Halb zog sie ihn, halb sank er hin

Der Geheimtip-Nimbus, jene heimlichtuerische Wertschätzung der cineastischen Gourmands, gehört sicher zu den schönsten Luxusproblemen der skandinavischen Filmkultur. Nicht jeder mag sich in dieser oft mit „bescheiden“ oder „authentisch“ assoziierten Nische einrichten – und sei sie auch noch so exklusiv. Nikolaj Arcel, zum Beispiel, stürmt einfach in den Prunksaal des Kinowesens, wo man sich mit Kleinigkeiten in bescheidenem Gewand gar nicht erst abgibt.

Seine vierte Regiearbeit, gleichzeitig die bislang aufwendigste, führt an einen neuralgischen Punkt der europäischen Geschichte, nämlich an den Hof von König Christian VII. zur Zeit der Aufklärung. Kaum den Kinderschuhen entwachsen, fällt diesem nicht nur die Regentschaft über Dänemark und Norwegen zu, sondern auch eine Gemahlin. Caroline Mathilde heißt die Anmutige, kommt mit den größten Hoffnungen aus London angereist und sieht sich einem Kretin gegenüber, der seinen Hofstaat mit spitzbübisch-bösartigem Schwachsinn auf Trab hält. Nur dem deutschen Armenarzt Johann Friedrich Struensee gelingt es, das Vertrauen des blaublütigen Wirrkopfs zu gewinnen. Immer wichtiger wird Struensees Stellung bei Hofe, immer selbstbewußter nutzt er seine Position zur Durchsetzung aufklärerischer Ideen. Ja, welche Königin wäre da nicht beeindruckt?!

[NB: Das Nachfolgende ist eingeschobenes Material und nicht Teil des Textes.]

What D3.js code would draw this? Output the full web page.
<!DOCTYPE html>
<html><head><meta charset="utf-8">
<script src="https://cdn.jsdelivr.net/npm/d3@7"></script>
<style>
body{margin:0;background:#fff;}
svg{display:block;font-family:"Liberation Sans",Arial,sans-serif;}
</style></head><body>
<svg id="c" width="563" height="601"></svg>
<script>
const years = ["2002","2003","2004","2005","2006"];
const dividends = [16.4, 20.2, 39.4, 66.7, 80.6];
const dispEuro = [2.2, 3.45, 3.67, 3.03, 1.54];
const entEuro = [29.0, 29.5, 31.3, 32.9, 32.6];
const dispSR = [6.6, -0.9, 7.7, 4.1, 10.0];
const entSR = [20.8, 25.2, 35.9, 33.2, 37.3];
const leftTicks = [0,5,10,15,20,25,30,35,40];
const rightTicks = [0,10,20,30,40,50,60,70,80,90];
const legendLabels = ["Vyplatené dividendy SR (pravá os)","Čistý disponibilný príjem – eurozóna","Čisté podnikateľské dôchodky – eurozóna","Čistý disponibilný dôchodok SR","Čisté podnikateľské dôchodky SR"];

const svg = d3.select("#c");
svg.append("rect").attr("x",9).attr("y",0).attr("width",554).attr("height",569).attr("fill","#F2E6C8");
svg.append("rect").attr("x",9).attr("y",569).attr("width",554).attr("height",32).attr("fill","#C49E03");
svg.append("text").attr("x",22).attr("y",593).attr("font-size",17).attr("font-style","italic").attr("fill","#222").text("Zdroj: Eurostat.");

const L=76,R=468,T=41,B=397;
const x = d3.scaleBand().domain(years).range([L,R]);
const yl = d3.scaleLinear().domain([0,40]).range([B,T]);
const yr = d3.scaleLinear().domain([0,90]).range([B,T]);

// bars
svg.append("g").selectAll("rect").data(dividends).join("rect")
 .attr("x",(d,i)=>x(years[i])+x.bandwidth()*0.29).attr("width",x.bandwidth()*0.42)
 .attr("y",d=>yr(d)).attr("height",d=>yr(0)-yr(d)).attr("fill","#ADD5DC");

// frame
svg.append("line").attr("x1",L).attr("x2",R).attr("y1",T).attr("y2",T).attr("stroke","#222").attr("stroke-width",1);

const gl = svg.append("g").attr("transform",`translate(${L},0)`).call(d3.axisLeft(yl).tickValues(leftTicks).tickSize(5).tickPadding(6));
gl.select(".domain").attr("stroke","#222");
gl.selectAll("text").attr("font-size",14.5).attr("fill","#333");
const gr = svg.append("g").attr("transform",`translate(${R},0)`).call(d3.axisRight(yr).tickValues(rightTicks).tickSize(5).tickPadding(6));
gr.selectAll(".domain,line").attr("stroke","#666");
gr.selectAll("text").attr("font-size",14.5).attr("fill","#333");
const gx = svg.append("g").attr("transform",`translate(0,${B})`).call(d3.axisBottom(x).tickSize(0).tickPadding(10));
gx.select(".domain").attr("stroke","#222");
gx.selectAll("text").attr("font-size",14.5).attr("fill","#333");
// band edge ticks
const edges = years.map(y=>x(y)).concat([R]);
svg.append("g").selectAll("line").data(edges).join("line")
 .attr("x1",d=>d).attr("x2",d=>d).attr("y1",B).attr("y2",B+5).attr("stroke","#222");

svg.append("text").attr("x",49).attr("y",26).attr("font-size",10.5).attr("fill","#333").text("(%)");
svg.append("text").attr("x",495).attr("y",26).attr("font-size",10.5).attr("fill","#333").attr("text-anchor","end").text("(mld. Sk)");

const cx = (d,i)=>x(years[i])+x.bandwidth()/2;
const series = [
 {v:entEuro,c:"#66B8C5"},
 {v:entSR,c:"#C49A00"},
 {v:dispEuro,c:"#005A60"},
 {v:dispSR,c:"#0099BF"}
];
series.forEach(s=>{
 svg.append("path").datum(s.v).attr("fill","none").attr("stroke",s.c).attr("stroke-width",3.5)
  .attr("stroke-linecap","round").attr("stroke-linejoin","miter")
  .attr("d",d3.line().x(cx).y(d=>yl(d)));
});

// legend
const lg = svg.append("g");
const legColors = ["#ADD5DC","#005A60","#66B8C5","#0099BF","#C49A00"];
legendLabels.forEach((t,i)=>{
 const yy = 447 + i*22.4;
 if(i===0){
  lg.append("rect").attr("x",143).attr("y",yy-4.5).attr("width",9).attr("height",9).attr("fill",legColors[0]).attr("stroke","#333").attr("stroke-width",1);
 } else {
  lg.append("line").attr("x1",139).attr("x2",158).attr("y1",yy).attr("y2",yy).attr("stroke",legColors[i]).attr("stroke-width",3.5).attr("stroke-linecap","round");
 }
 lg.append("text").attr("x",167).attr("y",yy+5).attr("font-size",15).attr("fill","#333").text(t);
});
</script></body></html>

Die seltsame, historisch belegte Dreierbeziehung von auch politischer Sprengkraft ist, wenigstens in Dänemark, längst Legende und führt ein schillerndes Eigenleben zwischen Ideen-, Staats- und Liebesgeschichte. Arcel versucht, allen diesen Aspekten gerecht zu werden und gleichzeitig die Balance zu den Opulenz- und Geschmeidigkeitsansprüchen des Kostümfilmliebhabers zu halten. Wer sich allerdings im üblichen Gemisch aus Brokat, Seide, Rüschen und historisierendem Goldstaub suhlen möchte, wer sich auf urgemütliche Kameraspaziergänge durch möblierte Tableaus freut, wird über die visuelle und sprachliche Ruppigkeit einiger Szenen verwundert sein. Vielleicht aber auch nicht.

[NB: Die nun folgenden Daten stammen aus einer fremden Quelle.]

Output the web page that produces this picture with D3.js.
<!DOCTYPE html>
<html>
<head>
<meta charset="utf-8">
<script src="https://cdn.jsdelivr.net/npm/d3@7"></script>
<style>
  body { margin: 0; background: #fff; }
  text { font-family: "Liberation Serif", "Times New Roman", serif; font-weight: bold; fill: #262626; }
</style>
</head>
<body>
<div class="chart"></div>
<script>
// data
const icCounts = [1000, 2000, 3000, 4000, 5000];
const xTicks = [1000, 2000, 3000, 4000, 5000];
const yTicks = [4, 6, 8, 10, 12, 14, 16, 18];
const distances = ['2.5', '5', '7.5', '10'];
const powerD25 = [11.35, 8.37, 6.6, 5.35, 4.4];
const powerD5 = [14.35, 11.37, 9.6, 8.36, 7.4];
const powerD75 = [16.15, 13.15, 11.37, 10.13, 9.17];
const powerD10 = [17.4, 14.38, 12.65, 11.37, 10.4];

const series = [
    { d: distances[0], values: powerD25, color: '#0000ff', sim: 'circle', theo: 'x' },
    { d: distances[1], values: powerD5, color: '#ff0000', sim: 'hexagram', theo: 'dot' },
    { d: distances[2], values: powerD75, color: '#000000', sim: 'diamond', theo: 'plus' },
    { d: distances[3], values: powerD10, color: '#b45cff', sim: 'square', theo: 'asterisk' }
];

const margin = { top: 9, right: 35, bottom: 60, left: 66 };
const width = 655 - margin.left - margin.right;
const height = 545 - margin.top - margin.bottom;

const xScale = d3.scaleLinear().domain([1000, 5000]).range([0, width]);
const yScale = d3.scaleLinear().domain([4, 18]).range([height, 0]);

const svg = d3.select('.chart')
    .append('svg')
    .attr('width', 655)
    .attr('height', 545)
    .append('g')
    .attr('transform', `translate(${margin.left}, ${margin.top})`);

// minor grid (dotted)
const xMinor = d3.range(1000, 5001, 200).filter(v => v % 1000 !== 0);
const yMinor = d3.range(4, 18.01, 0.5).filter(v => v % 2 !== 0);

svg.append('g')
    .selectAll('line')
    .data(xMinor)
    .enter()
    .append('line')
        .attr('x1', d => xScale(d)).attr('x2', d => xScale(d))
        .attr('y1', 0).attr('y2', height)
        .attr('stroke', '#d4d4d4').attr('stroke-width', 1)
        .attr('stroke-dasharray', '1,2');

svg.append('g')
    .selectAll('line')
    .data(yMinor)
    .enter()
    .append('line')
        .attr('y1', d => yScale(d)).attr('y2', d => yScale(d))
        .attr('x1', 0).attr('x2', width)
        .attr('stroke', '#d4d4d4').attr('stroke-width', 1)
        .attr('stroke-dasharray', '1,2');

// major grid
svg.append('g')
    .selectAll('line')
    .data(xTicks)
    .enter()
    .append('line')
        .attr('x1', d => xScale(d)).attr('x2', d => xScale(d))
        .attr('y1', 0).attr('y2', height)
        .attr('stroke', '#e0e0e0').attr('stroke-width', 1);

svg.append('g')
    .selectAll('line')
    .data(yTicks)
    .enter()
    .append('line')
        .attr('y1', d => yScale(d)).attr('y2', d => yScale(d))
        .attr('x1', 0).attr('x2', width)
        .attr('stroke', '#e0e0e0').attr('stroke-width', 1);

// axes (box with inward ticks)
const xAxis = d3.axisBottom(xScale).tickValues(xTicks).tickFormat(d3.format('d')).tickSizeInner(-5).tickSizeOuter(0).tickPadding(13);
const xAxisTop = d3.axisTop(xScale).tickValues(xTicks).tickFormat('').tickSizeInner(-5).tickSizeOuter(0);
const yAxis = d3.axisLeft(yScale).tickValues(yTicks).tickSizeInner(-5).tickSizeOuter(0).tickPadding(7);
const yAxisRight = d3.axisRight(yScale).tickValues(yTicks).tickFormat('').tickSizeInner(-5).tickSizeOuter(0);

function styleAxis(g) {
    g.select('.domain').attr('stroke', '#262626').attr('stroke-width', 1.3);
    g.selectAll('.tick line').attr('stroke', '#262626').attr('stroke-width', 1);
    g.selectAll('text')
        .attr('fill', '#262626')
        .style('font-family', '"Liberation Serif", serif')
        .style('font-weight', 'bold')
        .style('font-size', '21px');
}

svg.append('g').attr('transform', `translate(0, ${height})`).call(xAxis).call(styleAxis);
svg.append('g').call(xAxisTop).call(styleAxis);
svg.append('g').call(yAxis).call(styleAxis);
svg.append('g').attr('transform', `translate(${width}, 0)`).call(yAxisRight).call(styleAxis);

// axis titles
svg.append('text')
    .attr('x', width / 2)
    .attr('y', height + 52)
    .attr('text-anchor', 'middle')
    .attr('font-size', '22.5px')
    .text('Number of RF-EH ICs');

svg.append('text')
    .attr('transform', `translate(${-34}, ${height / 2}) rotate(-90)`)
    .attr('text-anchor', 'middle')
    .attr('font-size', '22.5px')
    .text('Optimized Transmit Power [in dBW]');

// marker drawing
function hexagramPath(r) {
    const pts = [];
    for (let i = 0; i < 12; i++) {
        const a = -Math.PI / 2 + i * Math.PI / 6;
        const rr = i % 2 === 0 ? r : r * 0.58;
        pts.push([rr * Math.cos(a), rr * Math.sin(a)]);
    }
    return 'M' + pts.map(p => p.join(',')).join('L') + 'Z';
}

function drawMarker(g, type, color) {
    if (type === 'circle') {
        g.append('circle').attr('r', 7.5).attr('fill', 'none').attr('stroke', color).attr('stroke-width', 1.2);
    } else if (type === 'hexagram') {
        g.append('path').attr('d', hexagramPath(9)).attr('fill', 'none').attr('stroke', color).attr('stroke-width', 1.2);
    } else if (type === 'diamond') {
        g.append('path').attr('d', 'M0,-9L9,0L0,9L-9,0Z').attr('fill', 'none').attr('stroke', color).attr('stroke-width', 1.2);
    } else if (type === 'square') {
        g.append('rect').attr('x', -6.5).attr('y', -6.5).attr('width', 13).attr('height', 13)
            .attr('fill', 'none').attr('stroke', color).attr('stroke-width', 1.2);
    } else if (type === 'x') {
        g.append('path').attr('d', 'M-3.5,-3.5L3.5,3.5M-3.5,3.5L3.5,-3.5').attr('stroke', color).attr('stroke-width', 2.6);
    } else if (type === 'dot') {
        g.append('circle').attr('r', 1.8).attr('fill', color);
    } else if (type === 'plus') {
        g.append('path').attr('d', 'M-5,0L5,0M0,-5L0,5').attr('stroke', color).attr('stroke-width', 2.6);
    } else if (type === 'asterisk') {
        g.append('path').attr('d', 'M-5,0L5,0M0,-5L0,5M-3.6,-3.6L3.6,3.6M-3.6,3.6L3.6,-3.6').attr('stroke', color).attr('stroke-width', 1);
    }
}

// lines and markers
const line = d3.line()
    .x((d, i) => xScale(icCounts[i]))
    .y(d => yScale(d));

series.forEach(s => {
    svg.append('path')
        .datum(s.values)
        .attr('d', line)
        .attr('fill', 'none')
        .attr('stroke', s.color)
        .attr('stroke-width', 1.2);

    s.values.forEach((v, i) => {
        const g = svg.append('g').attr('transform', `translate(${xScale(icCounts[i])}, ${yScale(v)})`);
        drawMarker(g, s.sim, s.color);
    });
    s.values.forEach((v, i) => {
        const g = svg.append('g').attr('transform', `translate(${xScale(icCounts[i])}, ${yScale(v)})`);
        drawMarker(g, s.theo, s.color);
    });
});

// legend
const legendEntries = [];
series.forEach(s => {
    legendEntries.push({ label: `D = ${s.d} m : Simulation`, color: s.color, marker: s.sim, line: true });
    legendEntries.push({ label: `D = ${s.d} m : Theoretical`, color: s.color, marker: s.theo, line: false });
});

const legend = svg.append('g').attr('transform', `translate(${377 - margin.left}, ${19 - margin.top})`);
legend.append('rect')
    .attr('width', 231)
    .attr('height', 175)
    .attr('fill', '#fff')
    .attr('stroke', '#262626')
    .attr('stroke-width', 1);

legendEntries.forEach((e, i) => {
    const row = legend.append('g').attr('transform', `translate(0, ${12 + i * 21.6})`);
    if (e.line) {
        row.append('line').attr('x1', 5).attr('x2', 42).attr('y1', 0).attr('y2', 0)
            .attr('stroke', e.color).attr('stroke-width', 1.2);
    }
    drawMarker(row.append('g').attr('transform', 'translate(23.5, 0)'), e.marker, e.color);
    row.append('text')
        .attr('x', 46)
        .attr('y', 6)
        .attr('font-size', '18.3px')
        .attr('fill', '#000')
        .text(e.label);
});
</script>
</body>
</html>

Denn ein paar Körnchen Sand im Getriebe sind wohl das mindeste, was man von einem Film erwarten kann, der sich – zugegeben etwas geckenhaft – mit einem Produzenten Lars von Trier schmückt.

Originaltitel: EN KONGELIG AFFÆRE

DK/D 2012, 133 min
FSK 12
Verleih: MFA

Genre: Drama, Liebe, Biographie

Darsteller: Mads Mikkelsen, Mikkel Følsgaard, Alicia Vikander, Trine Dyrholm

Stab:
Regie: Nikolaj Arcel
Drehbuch: Nikolaj Arcel, Rasmus Heisterberg

Kinostart: 19.04.12

[ Sylvia Görke ]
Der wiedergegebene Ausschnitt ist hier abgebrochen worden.